* _Goal_
Pull out every line below containing the word "that".

* _Extracted data_
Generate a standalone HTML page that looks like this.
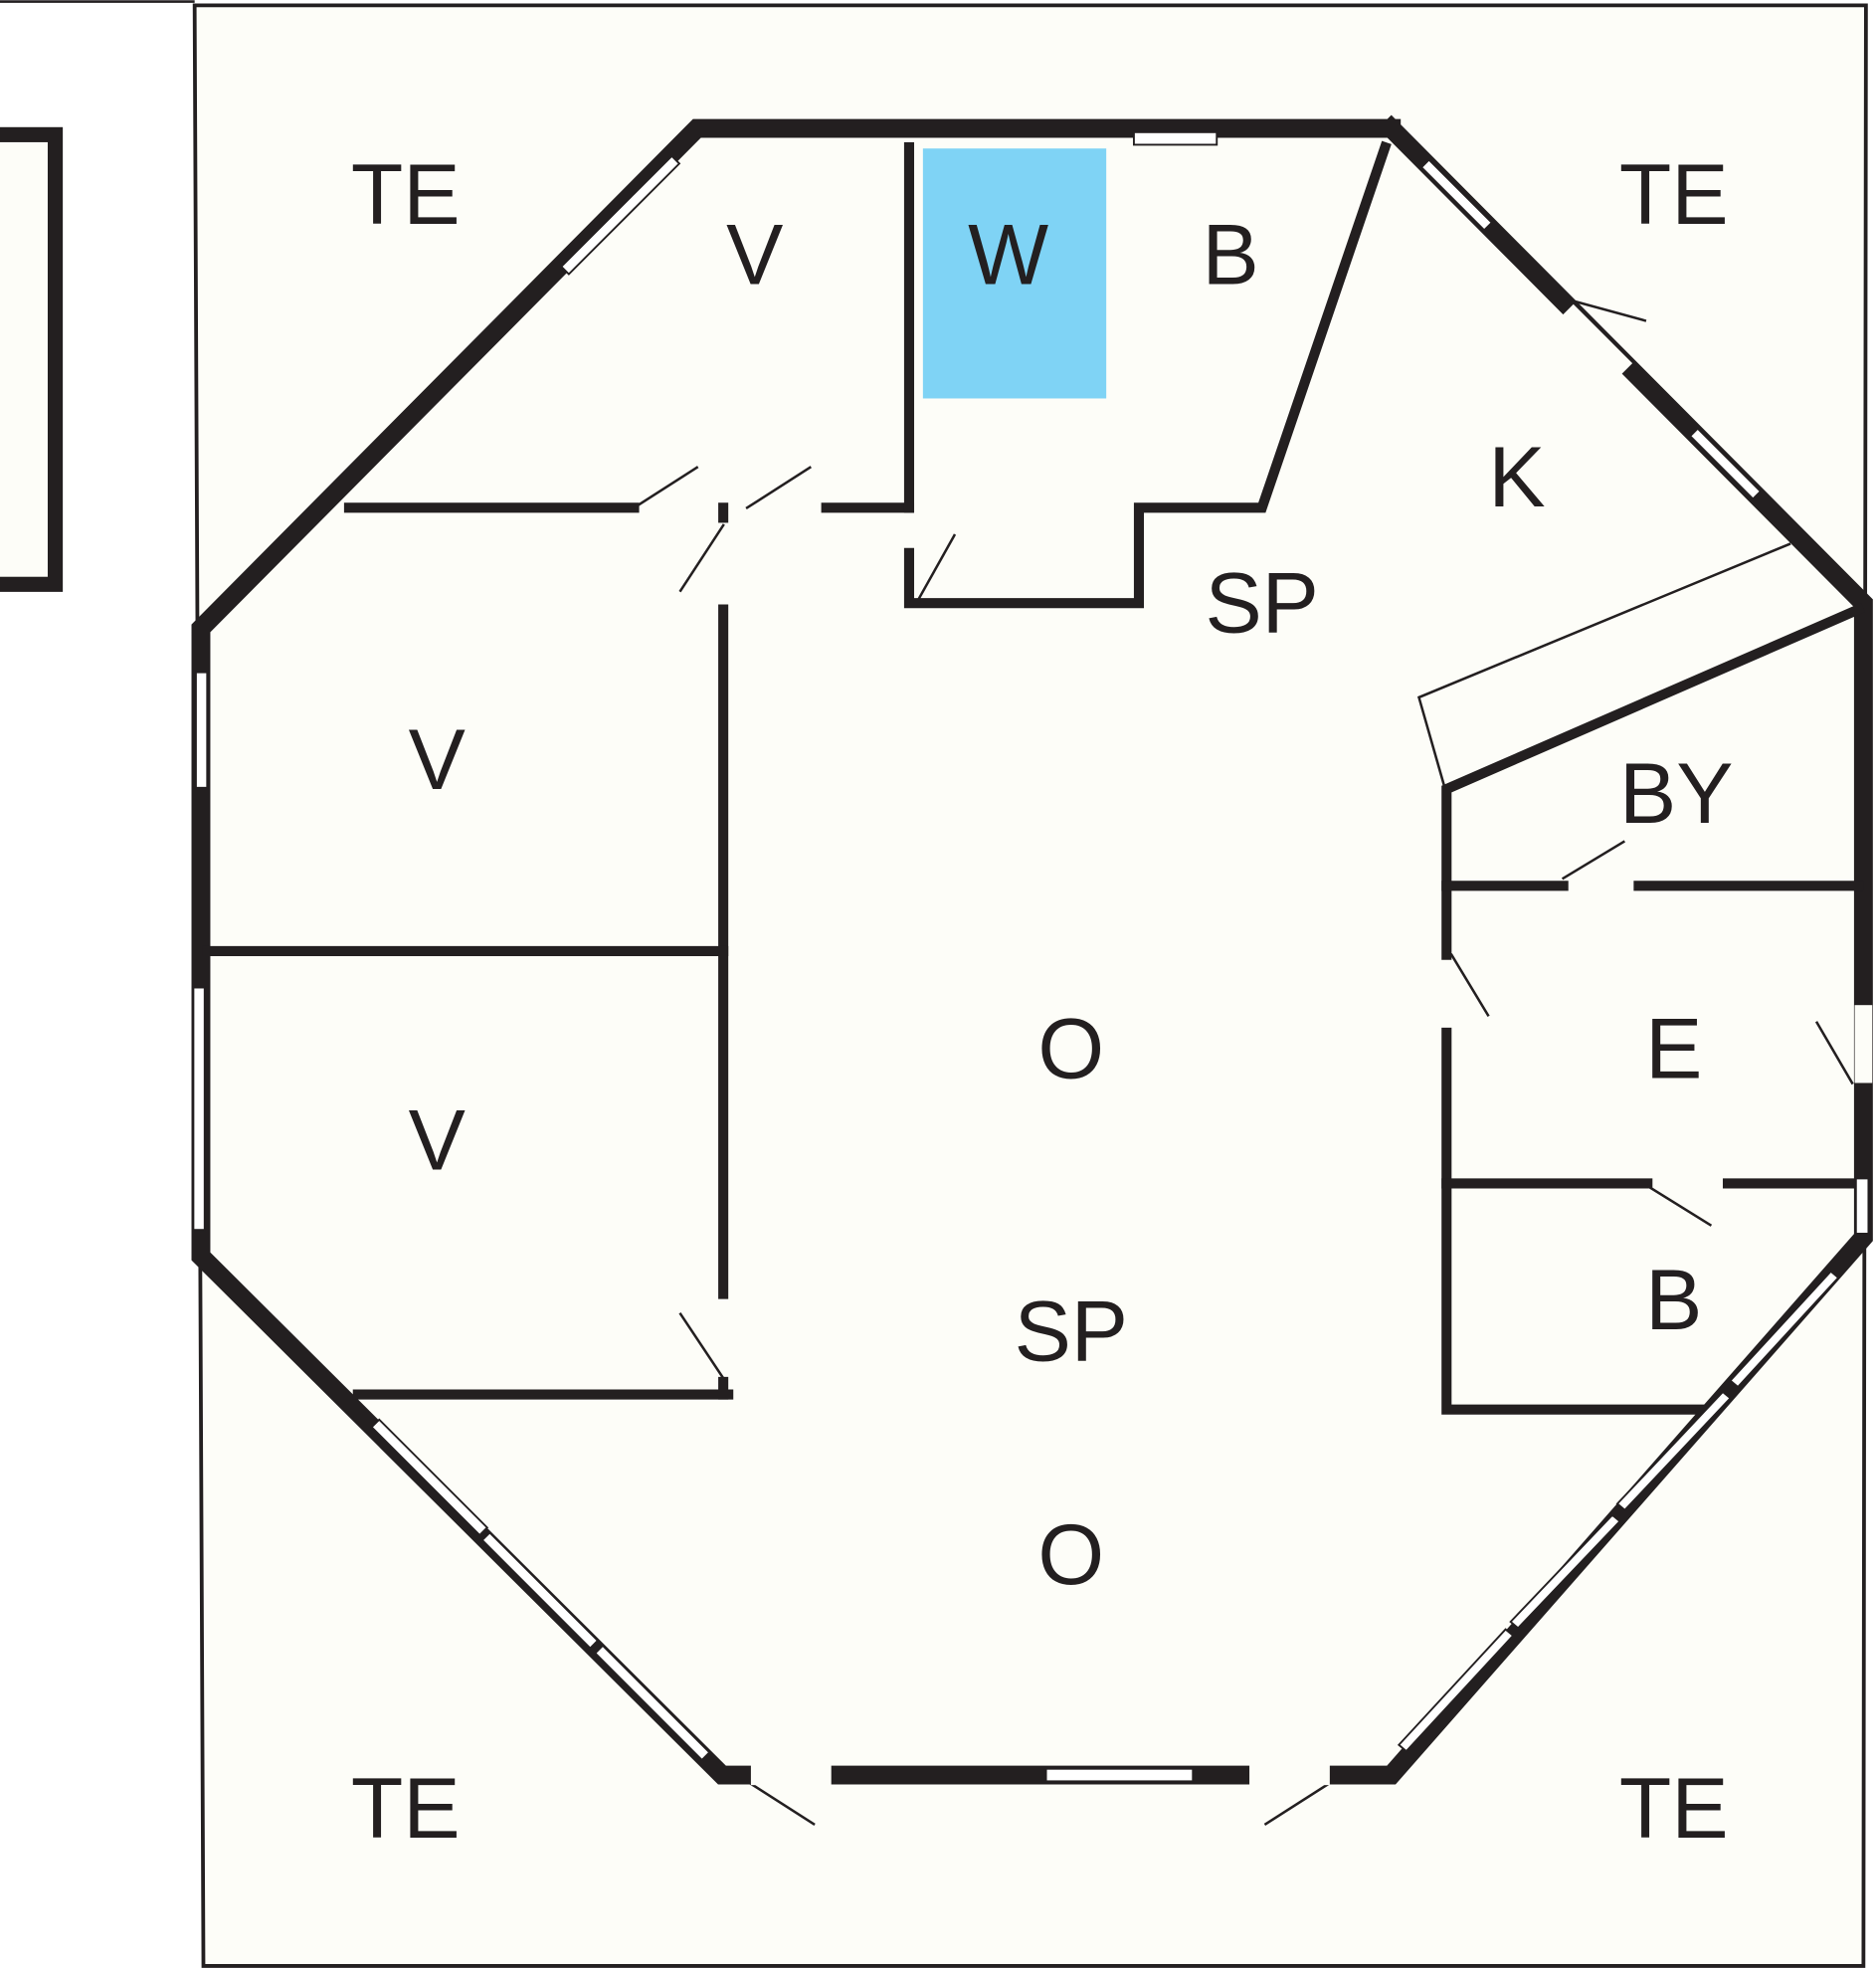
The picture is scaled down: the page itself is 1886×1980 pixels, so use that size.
<!DOCTYPE html>
<html><head><meta charset="utf-8"><style>
html,body{margin:0;padding:0;background:#fff;}
svg{display:block;}
text{font-family:"Liberation Sans",sans-serif;font-size:68px;fill:#231f20;text-anchor:middle;}
</style></head><body>
<svg width="1886" height="1980" viewBox="0 0 1494 1568" xmlns="http://www.w3.org/2000/svg">
<rect width="1494" height="1568" fill="#fff"/>
<line x1="0" y1="1" x2="155" y2="1" stroke="#231f20" stroke-width="2"/>
<polygon points="155,4 1486,4 1484,1565 162,1565" fill="#fdfdf8" stroke="#231f20" stroke-width="3"/>
<rect x="-10" y="107" width="54" height="358" fill="#fdfdf8" stroke="#231f20" stroke-width="12"/>
<rect x="735" y="118" width="146" height="199" fill="#7fd3f5"/>
<g stroke="#231f20" fill="none" stroke-linecap="square">
<!-- outer octagon -->
<polyline stroke-width="15" points="1108,102 555,102 160,500 160,1000 575,1413 1108,1413 1484,985 1484,480 1108,102"/>
<!-- interior walls -->
<g stroke-width="8">
<line x1="278" y1="404" x2="505" y2="404"/>
<line x1="658" y1="404" x2="724" y2="404"/>
<line x1="724" y1="117" x2="724" y2="404"/>
<polyline points="724,440 724,480 907,480 907,404 1005,404 1103,117"/>
<line x1="576" y1="404" x2="576" y2="412"/>
<line x1="576" y1="485" x2="576" y2="1030"/>
<line x1="576" y1="1100" x2="576" y2="1110"/>
<line x1="165" y1="757" x2="576" y2="757"/>
<line x1="285" y1="1110" x2="580" y2="1110"/>
<polyline points="1152,760 1152,628 1480,485"/>
<polyline points="1152,822 1152,1122 1355,1122"/>
<line x1="1152" y1="705" x2="1245" y2="705"/>
<line x1="1305" y1="705" x2="1480" y2="705"/>
<line x1="1152" y1="942" x2="1312" y2="942"/>
<line x1="1376" y1="942" x2="1480" y2="942"/>
</g>
<!-- thin lines -->
<g stroke-width="2">
<polyline points="1425,433 1130,555 1150,625"/>
<line x1="505" y1="404" x2="555" y2="372"/>
<line x1="595" y1="404" x2="645" y2="372"/>
<line x1="576" y1="418" x2="542" y2="470"/>
<line x1="732" y1="476" x2="760" y2="426"/>
<line x1="576" y1="1097" x2="542" y2="1046"/>
<line x1="1255" y1="240" x2="1310" y2="255"/>
<line x1="1245" y1="699" x2="1293" y2="670"/>
<line x1="1156" y1="760" x2="1185" y2="808"/>
<line x1="1475" y1="862" x2="1447" y2="814"/>
<line x1="1312" y1="944" x2="1362" y2="975"/>
<line x1="598" y1="1420" x2="648" y2="1452"/>
<line x1="1058" y1="1420" x2="1008" y2="1452"/>
</g>
</g>
<!-- gaps in outer walls (doors) -->
<g fill="#fdfdf8">
<polygon points="1243,252 1253,242 1300,289 1290,299"/>
<rect x="1477" y="800" width="14" height="62"/>
<rect x="598" y="1405" width="64" height="16"/>
<rect x="995" y="1405" width="64" height="16"/>
</g>
<!-- windows -->
<g fill="#fff" stroke="#231f20" stroke-width="1.5">
<rect x="903" y="105" width="66" height="10"/>
<rect x="156" y="535" width="9" height="92"/>
<rect x="154" y="786" width="9" height="193"/>
<rect x="1478" y="938" width="10" height="44"/>
<rect x="833" y="1408" width="117" height="10"/>
<polygon points="447,212 535,124 541,130 453,218"/>
<polygon points="1132,133 1138,127 1188,177 1182,183"/>
<polygon points="1346,347 1352,341 1402,391 1396,397"/>
<polygon points="296,1136 302,1130 388,1216 382,1222"/>
<polygon points="384,1226 390,1220 476,1306 470,1312"/>
<polygon points="474,1316 480,1310 565,1395 559,1401"/>
<polygon points="1120,1394 1114,1389 1199,1297 1205,1302"/>
<polygon points="1209,1296 1203,1291 1284,1206 1290,1211"/>
<polygon points="1294,1202 1288,1197 1372,1108 1378,1113"/>
<polygon points="1384,1104 1378,1099 1458,1012 1464,1017"/>
</g>
<g>
<text x="323" y="178">TE</text>
<text x="601" y="226">V</text>
<text x="803" y="226">W</text>
<text x="980" y="226">B</text>
<text x="1333" y="178">TE</text>
<text x="1208" y="403">K</text>
<text x="1005" y="503">SP</text>
<text x="348" y="628">V</text>
<text x="1335" y="655">BY</text>
<text x="853" y="858">O</text>
<text x="1333" y="858">E</text>
<text x="348" y="931">V</text>
<text x="853" y="1083">SP</text>
<text x="1333" y="1058">B</text>
<text x="853" y="1261">O</text>
<text x="323" y="1463">TE</text>
<text x="1333" y="1463">TE</text>
</g>
</svg>
</body></html>
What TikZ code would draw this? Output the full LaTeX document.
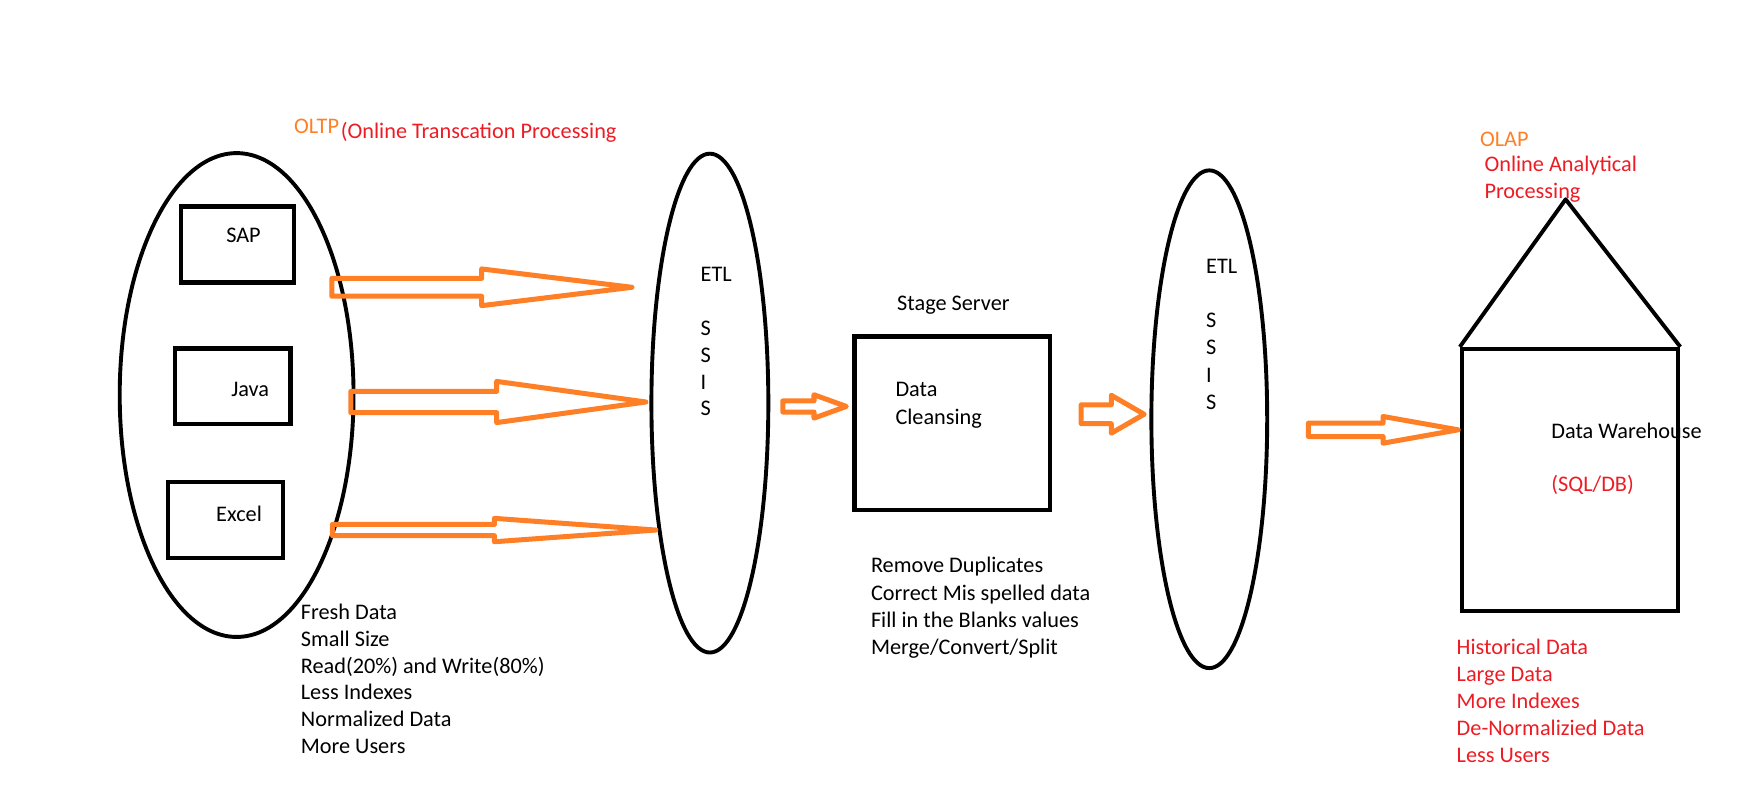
\documentclass[tikz,border=0pt]{standalone}
\usepackage{fontspec}
\setmainfont{Carlito}
\usetikzlibrary{shapes.geometric}
\definecolor{paintorange}{HTML}{FF7F27}
\definecolor{paintred}{HTML}{ED1C24}
\newcommand\blockarr[6]{% x0, x1 (head base), x2 (tip), yc, shaft half, head half
  \draw[blockarrow] (#1,#4+#5) -- (#2,#4+#5) -- (#2,#4+#6) -- (#3,#4) -- (#2,#4-#6) -- (#2,#4-#5) -- (#1,#4-#5) -- cycle;}
\begin{document}
\begin{tikzpicture}[x=1pt,y=-1pt,
  txt/.style={anchor=base west, inner sep=0pt, font=\fontsize{20}{24}\selectfont},
  redtxt/.style={txt, text=paintred},
  orangetxt/.style={txt, text=paintorange},
  oval/.style={ellipse, draw, line width=3.5pt, inner sep=0pt},
  srcbox/.style={rectangle, draw, line width=4pt, inner sep=0pt},
  blockarrow/.style={draw=paintorange, line width=4.5pt, line join=round}
]
\useasboundingbox (0,0) rectangle (1568,705);

% source ellipse and boxes
\node[oval, minimum width=210, minimum height=434.5] (src) at (212.5,354.75) {};
\node[srcbox, minimum width=101.5, minimum height=68] (sapbox) at (213.25,219.6) {};
\node[srcbox, minimum width=104, minimum height=68] (javabox) at (209,347) {};
\node[srcbox, minimum width=103, minimum height=68] (excelbox) at (202.5,467) {};
\node[txt] (sap) at (203,217.5) {SAP};
\node[txt] (java) at (207.5,356.5) {Java};
\node[txt] (excel) at (194,468.5) {Excel};

% OLTP title
\node[orangetxt] (oltp) at (264,120) {OLTP};
\node[redtxt, anchor=base west] (oltpfull) at (306,124) {(Online Transcation Processing};

% OLTP properties
\foreach \t [count=\i] in {Fresh Data, Small Size, Read(20\%) and Write(80\%), Less Indexes, Normalized Data, More Users}
  \node[txt] (oltpprop\i) at (270,556.5+24*\i-24) {\t};

% first ETL
\node[oval, minimum width=105, minimum height=448] (etla) at (637.5,362) {};
\node[txt] (etlaname) at (629,252.5) {ETL};
\foreach \t [count=\i] in {S,S,I,S}
  \node[txt] (etlaletter\i) at (629,301.5+24*\i-24) {\t};

% stage server
\node[srcbox, minimum width=175.5, minimum height=156] (stage) at (855.25,380) {};
\node[txt] (stagename) at (805.5,278.5) {Stage Server};
\node[txt] (dataword) at (804,356.5) {Data};
\node[txt] (cleansing) at (804,381) {Cleansing};
\foreach \t [count=\i] in {Remove Duplicates, Correct Mis spelled data, Fill in the Blanks values, Merge/Convert/Split}
  \node[txt] (stageprop\i) at (782,514.5+24.5*\i-24.5) {\t};

% second ETL
\node[oval, minimum width=104, minimum height=447] (etlb) at (1086,376.5) {};
\node[txt] (etlbname) at (1083,246) {ETL};
\foreach \t [count=\i] in {S,S,I,S}
  \node[txt] (etlbletter\i) at (1083,294.5+24.3*\i-24.3) {\t};

% data warehouse house
\node[srcbox, minimum width=194, minimum height=235] (dw) at (1410,431) {};
\coordinate (apex) at (1406,179);
\draw[line width=3.5pt, line join=round] (dw.north west) -- (apex) -- (dw.north east);
\node[txt] (dwname) at (1393,393.5) {Data Warehouse};
\node[redtxt] (sqldb) at (1393,441.5) {(SQL/DB)};
\node[orangetxt] (olap) at (1329,131.5) {OLAP};
\node[redtxt] (olapa) at (1333,154) {Online Analytical};
\node[redtxt] (olapb) at (1333,178) {Processing};
\foreach \t [count=\i] in {Historical Data, Large Data, More Indexes, De-Normalizied Data, Less Users}
  \node[redtxt] (dwprop\i) at (1308,588+24.2*\i-24.2) {\t};

% block arrows
\blockarr{298}{432.5}{567.5}{258}{8}{16.5}
\blockarr{315}{446}{580}{361}{9.5}{18.5}
\blockarr{298.5}{444}{589}{476}{5}{10.5}
\blockarr{703}{731}{760}{365}{5}{10.5}
\blockarr{971}{998}{1027.5}{372}{8.5}{17}
\blockarr{1175}{1242}{1309.5}{386}{6}{12}
\end{tikzpicture}
\end{document}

* _Task output_
Generate a standalone HTML page that looks like this.
The picture is scaled down: the page itself is 1886×1980 pixels, so use that size.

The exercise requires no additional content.